Les propositions 2024 de la délégation sénatoriale aux outre-mer pour renforcer la prise en compte des particularités des régions ultrapériphériques
1. Défendre, à l'occasion du renouvellement du Parlement européen et de la mise en place de la nouvelle Commission européenne, la création d'une politique européenne de voisinage ultrapériphérique, à destination des États voisins les plus proches des RUP.
2. Faire inscrire dans le prochain programme de travail de la Commission européenne l'adoption d'un « paquet RUP » pour lever les obstacles législatifs à leur insertion régionale et lutter contre la vie chère, notamment dans les secteurs de l'agroalimentaire, du traitement des déchets et de l'énergie.
3. Faciliter radicalement les cofinancements au titre de l'instrument de voisinage, de coopération au développement et de coopération internationale (NDICI) et Feder pour mieux orienter les crédits européens vers les projets de coopération régionale, dans le cadre d'une politique européenne de voisinage ultrapériphérique.
4. Pour que les RUP cessent de subir les accords commerciaux de l'Union européenne avec des pays tiers :
- rendre obligatoires les études d'impact des projets d'accords commerciaux sur les RUP, en les y associant dès l'ouverture des négociations ;
- organiser au moins deux fois par an une réunion de suivi entre les autorités des RUP, des représentants des filières économiques, l'État et la Commission européenne à haut-niveau.
5. À partir du bilan du programme opérationnel 2021-2027, poursuivre la simplification de la gestion des fonds Interreg et rétablir la possibilité pour les terres australes et antarctiques françaises (TAAF) de bénéficier de ces financements.
6. Associer systématiquement la direction générale des outre-mer (DGOM) à la négociation des accords de coopération et des accords commerciaux européens.
Ce défaut de prise en compte des besoins spécifiques des outre-mer contribue à déprécier la perception de la valeur ajoutée et de la légitimité de l'action européenne.
* 42 COM (2022) 695 final.
* 43 Résolution n° 84 du Sénat.
* 44 Soit 714 millions consommés sur une dotation de 16,8 Md€ pour 2021-2027, le taux global pour l'UE étant de 6 % (19 Md€ consommés sur les 378 Md€ programmés), cette très faible exécution étant notamment imputable à la concentration sur l'absorption des crédits de Next Generation EU et à l'adoption tardive des règlements sectoriels sur la politique de cohésion (Source : annexe au projet de loi de finances pour 2025 « Relations financières avec l'Union européenne »).
* 45 Rapport d'information n° 745 (2018-2019) de Mme Colette MÉLOT, fait au nom de la mission d'information sur la sous-utilisation des fonds européens, déposé le 25 septembre 2019.
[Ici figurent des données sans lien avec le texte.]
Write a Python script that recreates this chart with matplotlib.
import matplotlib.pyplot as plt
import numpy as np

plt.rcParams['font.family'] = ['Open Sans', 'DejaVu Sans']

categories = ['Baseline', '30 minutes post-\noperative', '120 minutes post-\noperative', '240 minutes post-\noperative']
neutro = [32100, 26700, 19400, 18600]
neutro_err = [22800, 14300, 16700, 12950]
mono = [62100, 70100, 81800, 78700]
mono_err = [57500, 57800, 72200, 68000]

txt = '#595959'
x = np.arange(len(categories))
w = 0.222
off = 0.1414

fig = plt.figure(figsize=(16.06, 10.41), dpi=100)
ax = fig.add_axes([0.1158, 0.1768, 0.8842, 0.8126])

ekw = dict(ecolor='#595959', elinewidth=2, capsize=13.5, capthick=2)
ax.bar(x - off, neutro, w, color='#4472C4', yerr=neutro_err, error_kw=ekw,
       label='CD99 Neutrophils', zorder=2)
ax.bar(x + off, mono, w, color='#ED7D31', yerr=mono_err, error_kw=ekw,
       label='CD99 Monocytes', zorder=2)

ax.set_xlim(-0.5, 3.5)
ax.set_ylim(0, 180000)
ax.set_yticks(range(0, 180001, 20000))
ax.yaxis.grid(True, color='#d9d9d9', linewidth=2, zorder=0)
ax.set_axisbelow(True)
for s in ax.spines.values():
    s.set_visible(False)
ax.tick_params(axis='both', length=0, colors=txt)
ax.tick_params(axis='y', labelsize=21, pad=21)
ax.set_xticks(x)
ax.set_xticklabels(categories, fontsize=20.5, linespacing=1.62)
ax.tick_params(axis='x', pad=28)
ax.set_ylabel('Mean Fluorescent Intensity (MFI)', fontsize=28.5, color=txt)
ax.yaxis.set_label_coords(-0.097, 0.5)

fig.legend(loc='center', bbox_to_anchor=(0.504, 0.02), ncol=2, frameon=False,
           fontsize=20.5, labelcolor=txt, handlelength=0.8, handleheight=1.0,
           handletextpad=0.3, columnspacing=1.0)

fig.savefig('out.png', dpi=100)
* 46 Déjà citée précédemment.
* 47 Résolution du Sénat n° 167 (2023-2024).
* 48 COM (2013) 416 final.
* 49 Rapport au Premier ministre de Serge Letchimy « Contribution à l'application du cadre dérogatoire au service d'un projet global de développement des régions ultrapériphériques », 24 mai 2013.
* 50 Rapport d'information n° 763 (2023-2024) présenté au nom de la délégation sénatoriale aux outre-mer, portant sur la coopération et l'intégration régionales des outre-mer dans le bassin de l'océan Indien.
* 51 Ou plus exactement d'une équivalence admise dans les seules RUP compte tenu de l'étroitesse de ces marchés, de leur isolement et du risque faible d'une réexportation illégale vers l'Union européenne.